Leave out the pictures, and write out exactly the lines from the beginning of the material to the line holding "import plotly.graph_objects as go", that line included, and nothing else.

►

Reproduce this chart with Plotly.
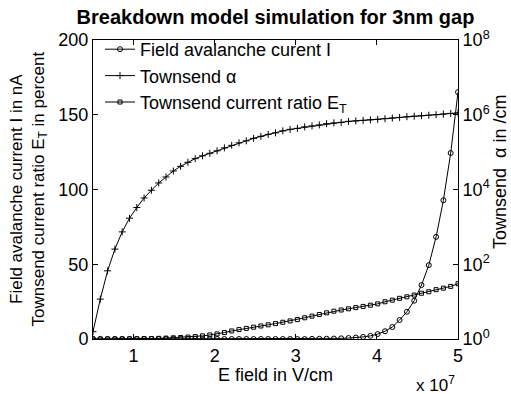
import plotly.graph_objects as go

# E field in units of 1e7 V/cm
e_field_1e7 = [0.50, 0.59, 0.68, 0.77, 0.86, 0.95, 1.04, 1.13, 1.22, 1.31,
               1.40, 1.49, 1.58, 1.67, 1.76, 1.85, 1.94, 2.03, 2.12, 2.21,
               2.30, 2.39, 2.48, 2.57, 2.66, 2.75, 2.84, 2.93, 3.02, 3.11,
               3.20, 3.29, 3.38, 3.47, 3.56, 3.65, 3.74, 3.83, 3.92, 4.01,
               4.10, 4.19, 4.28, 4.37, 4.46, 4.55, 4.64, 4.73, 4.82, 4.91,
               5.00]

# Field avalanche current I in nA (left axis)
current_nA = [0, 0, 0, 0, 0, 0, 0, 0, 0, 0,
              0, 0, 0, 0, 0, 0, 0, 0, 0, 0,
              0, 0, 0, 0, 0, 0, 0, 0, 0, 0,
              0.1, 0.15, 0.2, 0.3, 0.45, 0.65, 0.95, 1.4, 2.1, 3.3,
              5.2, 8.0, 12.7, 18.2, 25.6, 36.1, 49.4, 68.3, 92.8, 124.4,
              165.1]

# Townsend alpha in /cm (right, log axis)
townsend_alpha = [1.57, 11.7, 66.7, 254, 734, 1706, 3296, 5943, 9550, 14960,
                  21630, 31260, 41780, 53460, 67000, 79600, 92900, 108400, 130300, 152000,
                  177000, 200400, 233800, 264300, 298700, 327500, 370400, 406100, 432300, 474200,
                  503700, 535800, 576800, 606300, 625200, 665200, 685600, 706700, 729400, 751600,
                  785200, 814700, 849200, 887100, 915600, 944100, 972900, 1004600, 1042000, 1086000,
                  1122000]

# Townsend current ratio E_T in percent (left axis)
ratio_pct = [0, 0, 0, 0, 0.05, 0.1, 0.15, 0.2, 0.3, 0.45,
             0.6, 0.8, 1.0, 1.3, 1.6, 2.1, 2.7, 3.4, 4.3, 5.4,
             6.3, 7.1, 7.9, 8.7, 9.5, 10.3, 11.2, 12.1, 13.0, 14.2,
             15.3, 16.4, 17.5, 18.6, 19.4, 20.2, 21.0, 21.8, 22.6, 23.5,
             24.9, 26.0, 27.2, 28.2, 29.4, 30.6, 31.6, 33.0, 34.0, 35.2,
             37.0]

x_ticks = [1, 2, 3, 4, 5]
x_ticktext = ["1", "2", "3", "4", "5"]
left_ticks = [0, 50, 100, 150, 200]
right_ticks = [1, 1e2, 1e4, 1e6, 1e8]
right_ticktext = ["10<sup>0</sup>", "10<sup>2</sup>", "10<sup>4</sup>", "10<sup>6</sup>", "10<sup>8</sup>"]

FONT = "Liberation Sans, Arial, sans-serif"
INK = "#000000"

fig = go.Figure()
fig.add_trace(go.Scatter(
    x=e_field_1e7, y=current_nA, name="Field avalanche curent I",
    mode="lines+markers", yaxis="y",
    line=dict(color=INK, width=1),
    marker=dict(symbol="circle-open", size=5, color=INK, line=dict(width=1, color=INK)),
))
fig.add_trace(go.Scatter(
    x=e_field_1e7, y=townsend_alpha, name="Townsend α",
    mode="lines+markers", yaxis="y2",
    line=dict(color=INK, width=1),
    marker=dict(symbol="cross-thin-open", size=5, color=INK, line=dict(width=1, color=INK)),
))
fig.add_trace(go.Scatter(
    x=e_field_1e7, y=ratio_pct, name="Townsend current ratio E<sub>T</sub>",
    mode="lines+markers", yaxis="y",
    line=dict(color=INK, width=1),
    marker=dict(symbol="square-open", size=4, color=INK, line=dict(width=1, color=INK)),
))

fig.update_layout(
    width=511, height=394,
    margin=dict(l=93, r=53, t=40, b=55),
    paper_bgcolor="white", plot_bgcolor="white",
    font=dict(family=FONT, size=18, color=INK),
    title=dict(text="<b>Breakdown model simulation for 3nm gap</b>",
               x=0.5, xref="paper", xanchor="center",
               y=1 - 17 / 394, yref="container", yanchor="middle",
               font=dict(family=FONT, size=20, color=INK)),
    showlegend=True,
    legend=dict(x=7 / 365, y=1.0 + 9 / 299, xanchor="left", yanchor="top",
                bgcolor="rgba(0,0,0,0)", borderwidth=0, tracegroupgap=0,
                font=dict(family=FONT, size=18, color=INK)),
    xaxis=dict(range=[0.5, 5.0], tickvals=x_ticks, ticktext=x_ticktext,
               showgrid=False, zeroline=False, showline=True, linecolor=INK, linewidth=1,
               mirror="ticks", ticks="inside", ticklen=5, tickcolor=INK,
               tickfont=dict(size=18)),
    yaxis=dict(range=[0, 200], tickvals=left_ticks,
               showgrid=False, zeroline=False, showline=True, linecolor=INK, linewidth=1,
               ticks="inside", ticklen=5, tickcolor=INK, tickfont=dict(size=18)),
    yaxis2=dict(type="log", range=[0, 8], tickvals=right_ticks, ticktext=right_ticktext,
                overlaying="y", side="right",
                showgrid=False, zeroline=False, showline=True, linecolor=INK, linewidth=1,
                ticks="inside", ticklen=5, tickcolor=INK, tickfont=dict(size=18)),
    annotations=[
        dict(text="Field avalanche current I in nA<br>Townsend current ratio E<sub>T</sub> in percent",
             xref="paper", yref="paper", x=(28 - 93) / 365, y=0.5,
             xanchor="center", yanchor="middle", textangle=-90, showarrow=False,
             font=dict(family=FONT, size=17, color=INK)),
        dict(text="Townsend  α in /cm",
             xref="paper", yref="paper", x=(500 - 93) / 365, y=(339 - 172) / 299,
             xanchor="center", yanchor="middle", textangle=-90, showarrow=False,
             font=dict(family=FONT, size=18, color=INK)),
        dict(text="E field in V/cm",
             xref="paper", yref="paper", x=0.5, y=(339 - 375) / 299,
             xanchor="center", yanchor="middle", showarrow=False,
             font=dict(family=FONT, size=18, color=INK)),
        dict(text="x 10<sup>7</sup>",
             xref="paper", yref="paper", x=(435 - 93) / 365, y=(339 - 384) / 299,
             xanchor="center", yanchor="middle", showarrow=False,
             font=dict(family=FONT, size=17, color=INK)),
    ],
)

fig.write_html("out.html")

◄

[ANSWER BELOW]
Reproduce this chart with Plotly.
import plotly.graph_objects as go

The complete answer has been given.